Wages rose at double-digit annual rates in much of central and eastern Europe in the second quarter — from 16.9 per cent in Hungary to 9.9 per cent in Slovakia, with the region topping the EU tables for pay rises and outstripping the bloc’s 4.5 per cent average. However, inflation in much of the region has also far exceeded the EU average.

Wages are expected to grow at a weighted average of 11 per cent for 2023 as a whole, slowing to 7 per cent next year and 6 per cent in 2025, according to the IMF outlook.

The report is expected to put the fund on a collision course with eastern European governments, which have long targeted higher wages as one of the big benefits of EU membership.

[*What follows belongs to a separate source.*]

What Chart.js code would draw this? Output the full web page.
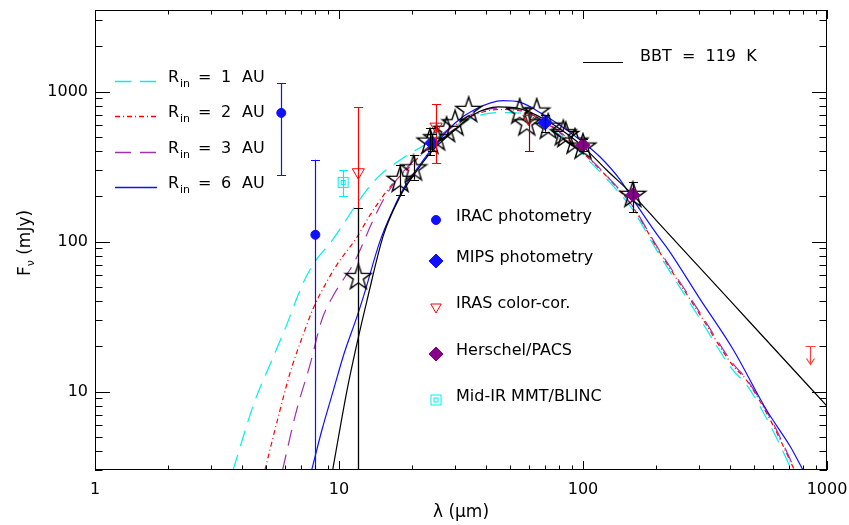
<!DOCTYPE html>
<html>
<head>
<meta charset="utf-8">
<script src="https://cdn.jsdelivr.net/npm/chart.js@4.4.1/dist/chart.umd.min.js"></script>
<style>
  html, body { margin: 0; padding: 0; background: #fff; }
</style>
</head>
<body>
<canvas id="sedChart" width="849" height="525"></canvas>
<script>
// --- Axis ticks ---
const X_TICKS = [1, 10, 100, 1000];
const Y_TICKS = [10, 100, 1000];

// --- Model SEDs (lambda in micron, flux in mJy) ---
const rin1Lam  = [3.68, 4.5, 5.2, 6.0, 7.1, 7.9, 9.3, 10.4, 12, 14.3, 17.8, 24, 30, 36, 45, 55, 70, 85, 100, 125, 160, 200, 300, 410, 470, 600, 716];
const rin1Flux = [3, 8.5, 15, 26, 52, 72, 100, 130, 185, 265, 350, 470, 590, 680, 725, 720, 600, 480, 378, 262, 163, 88, 31, 14, 11, 5.5, 3];

const rin2Lam  = [4.97, 5.6, 6.3, 7.2, 7.85, 8.8, 9.8, 10.5, 11.8, 13.4, 16.2, 19.5, 24, 30, 36, 45, 55, 70, 85, 100, 125, 160, 200, 300, 410, 470, 600, 735];
const rin2Flux = [3, 6.5, 13.3, 25, 36, 52, 70, 82, 106, 150, 232, 316, 450, 600, 700, 760, 745, 620, 495, 390, 272, 170, 92, 33, 15, 11.8, 6, 3];

const rin3Lam  = [5.87, 6.7, 7.6, 8.5, 9.5, 10.5, 11.4, 12.5, 13.6, 15.2, 17.2, 20, 24, 30, 36, 45, 55, 70, 85, 100, 125, 160, 200, 300, 410, 470, 600, 740];
const rin3Flux = [3, 7.5, 15, 30, 44, 57, 70, 96, 132, 190, 258, 340, 450, 610, 720, 775, 755, 630, 500, 395, 275, 172, 94, 34, 15.5, 12, 6.2, 3];

const rin6Lam  = [7.73, 8.5, 9.5, 10.5, 11.85, 12.7, 14.7, 16.7, 18.5, 21, 24.4, 30, 36, 47, 55, 69, 85, 100, 117, 142, 160, 200, 224, 300, 413, 566, 707, 797];
const rin6Flux = [3, 5.5, 10.3, 18, 31.6, 45, 100, 165, 230, 310, 430, 620, 760, 870, 850, 700, 560, 460, 369, 258, 192, 113, 88, 42, 19, 7.5, 4.3, 3];

const bbLam  = [9.42, 10.8, 12.2, 13, 15.2, 17.8, 20, 24, 30, 35.5, 45, 55, 70, 85, 100, 125, 160, 200, 250, 400, 566, 1000];
const bbFlux = [3, 10.3, 25.8, 40, 110, 200, 270, 400, 560, 700, 790, 770, 650, 530, 430, 300, 205, 138, 93, 40.5, 21.9, 8];

// --- Photometry ---
const iracLam  = [5.8, 8.0];
const iracFlux = [721, 111];
const iracLo   = [278, 1];
const iracHi   = [1143, 351];

const mipsLam  = [24, 70];
const mipsFlux = [455, 618];
const mipsLo   = [400, 540];
const mipsHi   = [520, 700];

const irasLam  = [12, 25, 60];
const irasFlux = [290, 584, 658];
const irasLo   = [1, 333, 400];
const irasHi   = [790, 827, 794];

const pacsLam  = [100, 160];
const pacsFlux = [441, 205];
const pacsLo   = [400, 157];
const pacsHi   = [480, 249];

const mmtLam  = [10.4];
const mmtFlux = [248];
const mmtLo   = [200];
const mmtHi   = [300];

// open stars (spectrum / synthetic photometry)
const starLam  = [12, 17.8, 20.2, 23.6, 25.1, 27.6, 29.9, 34, 55, 58.8, 64.6, 72, 83, 85, 92.7, 100, 160];
const starFlux = [58, 258, 308, 464, 489, 556, 615, 755, 736, 615, 736, 584, 528, 514, 464, 430, 205];
const starErrLam = [12, 17.8, 20.2, 23.6];
const starErrLo  = [1, 205, 258, 378];
const starErrHi  = [168, 325, 378, 570];

// upper limit
const limitLam  = [850];
const limitFlux = [20];

// --- Colours ---
const CYAN = '#00eeee';
const RED = '#ff0000';
const PURPLE = '#a030b0';
const BLUE = '#1010ff';
const PACS_PURPLE = '#880088';
const FONT = 'DejaVu Sans';
const MODEL_WIDTH = 1.2;

const pts = (lam, flux) => lam.map((l, i) => ({ x: l, y: flux[i] }));

// --- Custom point images ---
function makeStar() {
    const c = document.createElement('canvas');
    c.width = 30; c.height = 30;
    const g = c.getContext('2d');
    g.strokeStyle = '#000'; g.lineWidth = 1.4;
    g.lineJoin = 'miter';
    g.beginPath();
    for (let k = 0; k < 10; k++) {
        const a = -Math.PI / 2 + k * Math.PI / 5;
        const r = k % 2 === 0 ? 13.5 : 5.3;
        const px = 15 + r * Math.cos(a), py = 15.5 + r * Math.sin(a);
        if (k === 0) g.moveTo(px, py); else g.lineTo(px, py);
    }
    g.closePath();
    g.stroke();
    return c;
}
function makeDoubleSquare() {
    const c = document.createElement('canvas');
    c.width = 13; c.height = 13;
    const g = c.getContext('2d');
    g.strokeStyle = CYAN; g.lineWidth = 1;
    g.strokeRect(1.5, 1.5, 10, 10);
    g.strokeRect(4.5, 4.5, 4, 4);
    return c;
}
const STAR_IMG = makeStar();
const SQUARE_IMG = makeDoubleSquare();

// --- Plugins ---
const insideTicks = {
    id: 'insideTicks',
    afterDraw(chart) {
        const { ctx, chartArea: a, scales: { x, y } } = chart;
        ctx.save();
        ctx.strokeStyle = '#000';
        ctx.lineWidth = 1;
        ctx.strokeRect(a.left + 0.5, a.top + 0.5, a.right - a.left - 1, a.bottom - a.top - 1);
        ctx.beginPath();
        for (let d = 1; d <= 1000; d *= 10) {
            for (let m = 1; m <= 9; m++) {
                const v = m * d;
                if (v > 1000) break;
                const len = m === 1 ? 9 : 4.5;
                const px = Math.round(x.getPixelForValue(v)) + 0.5;
                ctx.moveTo(px, a.bottom); ctx.lineTo(px, a.bottom - len);
                ctx.moveTo(px, a.top); ctx.lineTo(px, a.top + len);
            }
        }
        for (let d = 1; d <= 1000; d *= 10) {
            for (let m = 1; m <= 9; m++) {
                const v = m * d;
                if (v < 3 || v > 3500) continue;
                const len = m === 1 ? 15 : 7.5;
                const py = Math.round(y.getPixelForValue(v)) + 0.5;
                ctx.moveTo(a.left, py); ctx.lineTo(a.left + len, py);
                ctx.moveTo(a.right, py); ctx.lineTo(a.right - len, py);
            }
        }
        ctx.stroke();
        ctx.restore();
    }
};

function drawBars(chart, lam, lo, hi, colors) {
    const { ctx, chartArea: a, scales: { x, y } } = chart;
    lam.forEach((l, i) => {
        const px = Math.round(x.getPixelForValue(l)) + 0.5;
        const yLo = y.getPixelForValue(lo[i]);
        const yHi = y.getPixelForValue(hi[i]);
        ctx.strokeStyle = Array.isArray(colors) ? colors[i] : colors;
        ctx.beginPath();
        ctx.moveTo(px, Math.min(yLo, a.bottom));
        ctx.lineTo(px, Math.max(yHi, a.top));
        [yLo, yHi].forEach(yy => {
            if (yy >= a.top && yy <= a.bottom) {
                const r = Math.round(yy) + 0.5;
                ctx.moveTo(px - 4.5, r); ctx.lineTo(px + 4.5, r);
            }
        });
        ctx.stroke();
    });
}

const errorBars = {
    id: 'errorBars',
    afterDatasetsDraw(chart) {
        const { ctx, scales: { x, y } } = chart;
        ctx.save();
        ctx.lineWidth = 1.2;
        drawBars(chart, irasLam, irasLo, irasHi, [RED, RED, '#7a0a0a']);
        drawBars(chart, iracLam, iracLo, iracHi, BLUE);
        drawBars(chart, mmtLam, mmtLo, mmtHi, CYAN);
        drawBars(chart, mipsLam, mipsLo, mipsHi, '#000');
        drawBars(chart, pacsLam, pacsLo, pacsHi, '#000');
        drawBars(chart, starErrLam, starErrLo, starErrHi, '#000');
        // upper limit arrow
        ctx.strokeStyle = '#ff4040';
        limitLam.forEach((l, i) => {
            const px = Math.round(x.getPixelForValue(l)) + 0.5;
            const py = Math.round(y.getPixelForValue(limitFlux[i])) + 0.5;
            ctx.beginPath();
            ctx.moveTo(px - 5, py); ctx.lineTo(px + 5, py);
            ctx.moveTo(px, py); ctx.lineTo(px, py + 18);
            ctx.moveTo(px - 4, py + 12); ctx.lineTo(px, py + 18); ctx.lineTo(px + 4, py + 12);
            ctx.stroke();
        });
        ctx.restore();
    }
};

const MODEL_LEGEND = [
    { label: '1', color: CYAN, dash: [16, 9], y: 81 },
    { label: '2', color: RED, dash: [5, 3, 1, 3], y: 116 },
    { label: '3', color: PURPLE, dash: [16, 9], y: 152 },
    { label: '6', color: BLUE, dash: [], y: 187 }
];
const SYMBOL_LEGEND = [
    { label: 'IRAC photometry', y: 220, style: 'circle', radius: 4.5, fill: BLUE, stroke: BLUE },
    { label: 'MIPS photometry', y: 261, style: 'rectRot', radius: 7, fill: BLUE, stroke: BLUE },
    { label: 'IRAS color-cor.', y: 307, style: 'triangle', radius: 6, rotation: 180, fill: 'rgba(0,0,0,0)', stroke: RED },
    { label: 'Herschel/PACS', y: 354, style: 'rectRot', radius: 7, fill: PACS_PURPLE, stroke: PACS_PURPLE },
    { label: 'Mid-IR MMT/BLINC', y: 400, style: SQUARE_IMG, radius: 5 }
];

const annotations = {
    id: 'annotations',
    afterDraw(chart) {
        const ctx = chart.ctx;
        ctx.save();
        ctx.fillStyle = '#000';
        ctx.textBaseline = 'middle';
        // model legend
        MODEL_LEGEND.forEach(row => {
            ctx.strokeStyle = row.color;
            ctx.lineWidth = 1.4;
            ctx.setLineDash(row.dash);
            ctx.beginPath();
            ctx.moveTo(115, row.y + 0.5); ctx.lineTo(157, row.y + 0.5);
            ctx.stroke();
            ctx.setLineDash([]);
            const ty = row.y - 3;
            ctx.font = `16px "${FONT}"`;
            ctx.fillText('R', 168, ty);
            ctx.font = `11px "${FONT}"`;
            ctx.fillText('in', 180, ty + 6);
            ctx.font = `16px "${FONT}"`;
            ctx.fillText('=', 198, ty);
            ctx.fillText(row.label, 221, ty);
            ctx.fillText('AU', 242, ty);
        });
        // symbol legend
        SYMBOL_LEGEND.forEach(row => {
            ctx.fillStyle = row.fill || '#000';
            ctx.strokeStyle = row.stroke || '#000';
            ctx.lineWidth = 1;
            Chart.helpers.drawPoint(ctx, { pointStyle: row.style, radius: row.radius, rotation: row.rotation || 0, borderWidth: 1 }, 436, row.y);
            ctx.fillStyle = '#000';
            ctx.font = `16px "${FONT}"`;
            ctx.fillText(row.label, 456, row.y - 3);
        });
        // BB legend
        ctx.strokeStyle = '#000';
        ctx.lineWidth = 1.2;
        ctx.beginPath();
        ctx.moveTo(583, 62.5); ctx.lineTo(623, 62.5);
        ctx.stroke();
        ctx.fillText('BBT  =  119  K', 640, 57);
        // axis titles
        ctx.textAlign = 'center';
        ctx.font = `17px "${FONT}"`;
        ctx.fillText('\u03bb (\u03bcm)', 461, 513);
        ctx.translate(26, 243);
        ctx.rotate(-Math.PI / 2);
        ctx.textAlign = 'left';
        const wF = ctx.measureText('F').width;
        ctx.font = `11px "${FONT}"`;
        const wNu = ctx.measureText('\u03bd').width;
        ctx.font = `17px "${FONT}"`;
        const wRest = ctx.measureText(' (mJy)').width;
        let cx = -(wF + wNu + wRest) / 2;
        ctx.fillText('F', cx, 0); cx += wF;
        ctx.font = `11px "${FONT}"`;
        ctx.fillText('\u03bd', cx, 5); cx += wNu;
        ctx.font = `17px "${FONT}"`;
        ctx.fillText(' (mJy)', cx, 0);
        ctx.restore();
    }
};

// --- Datasets ---
function curve(lam, flux, color, dash) {
    return {
        data: pts(lam, flux), showLine: true, borderColor: color, borderWidth: MODEL_WIDTH,
        borderDash: dash, pointRadius: 0, cubicInterpolationMode: 'monotone', order: 3
    };
}

const datasets = [
    { data: pts(iracLam, iracFlux), pointStyle: 'circle', pointRadius: 4.5, backgroundColor: BLUE, borderColor: BLUE, order: 0 },
    { data: pts(mipsLam, mipsFlux), pointStyle: 'rectRot', pointRadius: 7, backgroundColor: BLUE, borderColor: BLUE, order: 0 },
    { data: pts(pacsLam, pacsFlux), pointStyle: 'rectRot', pointRadius: 7, backgroundColor: PACS_PURPLE, borderColor: PACS_PURPLE, order: 0 },
    { data: pts(irasLam, irasFlux), pointStyle: 'triangle', pointRotation: 180, pointRadius: 7, backgroundColor: 'rgba(0,0,0,0)', borderColor: RED, borderWidth: 1, order: 0 },
    { data: pts(mmtLam, mmtFlux), pointStyle: SQUARE_IMG, pointRadius: 5, order: 0 },
    { data: pts(starLam, starFlux), pointStyle: STAR_IMG, pointRadius: 5, order: 1 },
    curve(bbLam, bbFlux, '#000', []),
    curve(rin6Lam, rin6Flux, BLUE, []),
    curve(rin3Lam, rin3Flux, PURPLE, [16, 9]),
    curve(rin2Lam, rin2Flux, RED, [5, 3, 1, 3]),
    curve(rin1Lam, rin1Flux, CYAN, [16, 9])
];

new Chart(document.getElementById('sedChart'), {
    type: 'scatter',
    data: { datasets },
    options: {
        responsive: false,
        animation: false,
        devicePixelRatio: 1,
        layout: { padding: { top: 10, right: 22, left: 0, bottom: 0 } },
        plugins: { legend: { display: false }, tooltip: { enabled: false } },
        scales: {
            x: {
                type: 'logarithmic', min: 1, max: 1000,
                grid: { display: false, drawTicks: false }, border: { display: false },
                ticks: { color: '#000', font: { family: FONT, size: 16 }, padding: 10, maxRotation: 0, callback: v => String(v) },
                afterBuildTicks: s => { s.ticks = X_TICKS.map(v => ({ value: v })); },
                afterFit: s => { s.height = 55; s.paddingLeft = 0; s.paddingRight = 0; }
            },
            y: {
                type: 'logarithmic', min: 3, max: 3500,
                grid: { display: false, drawTicks: false }, border: { display: false },
                ticks: { color: '#000', font: { family: FONT, size: 16 }, padding: 7, callback: v => String(v) },
                afterBuildTicks: s => { s.ticks = Y_TICKS.map(v => ({ value: v })); },
                afterFit: s => { s.width = 95; s.paddingTop = 0; s.paddingBottom = 0; }
            }
        }
    },
    plugins: [errorBars, insideTicks, annotations]
});
</script>
</body>
</html>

Up until now, those gains for the region’s workers have been matched by improvements in productivity, with the competitiveness of the region’s workforce helping to attract vast sums of foreign direct investment, epitomised by western European carmakers opening new factories there.

But some countries, including Romania or Poland, have had millions of workers flock west, leading to tightness in the labour market — and creating fertile ground for those remaining to ask for bumper pay rises.

The IMF said the region’s governments should reduce budget deficits and implement measures to improve “worker relocation”, increase labour force participation and boost productivity.

Far from slowing down the trend, the incoming coalition government in Poland headed by Donald Tusk is expected to raise wages further in response to strong pressure from trade unions, which argue high inflation has hit their members hard.

Thousands of public workers demonstrated in Warsaw in September to demand such salary increases. Tusk and his partners have pledged to increase public sector wages by 20 per cent across the board.

The IMF said a “soft landing” was expected for most of the European economy, with inflation falling steadily and growth set to make a modest rebound from 1.3 per cent this year to 1.5 per cent next year.

But Kammer warned central banks against cutting interest rates too early, which could “reignite” inflation, leading to an even more painful series of rate rises to damp it down again.

The European Central Bank last month kept its policy rates unchanged for the first time in 15 months, but some central banks in countries that are not in the eurozone have started to cut rates recently, including those in Poland and Hungary.

Kammer said: “Rates need to stay high at close to these levels for a considerable time for many of the central banks throughout 2024 in order to achieve their inflation targets in 2025.”

Inflation in advanced Europe would fall from 5.8 per cent this year to 3.3 per cent next year, the IMF forecast, adding that inflation in European emerging market economies would drop from 11.9 per cent this year to 5.8 per cent next year.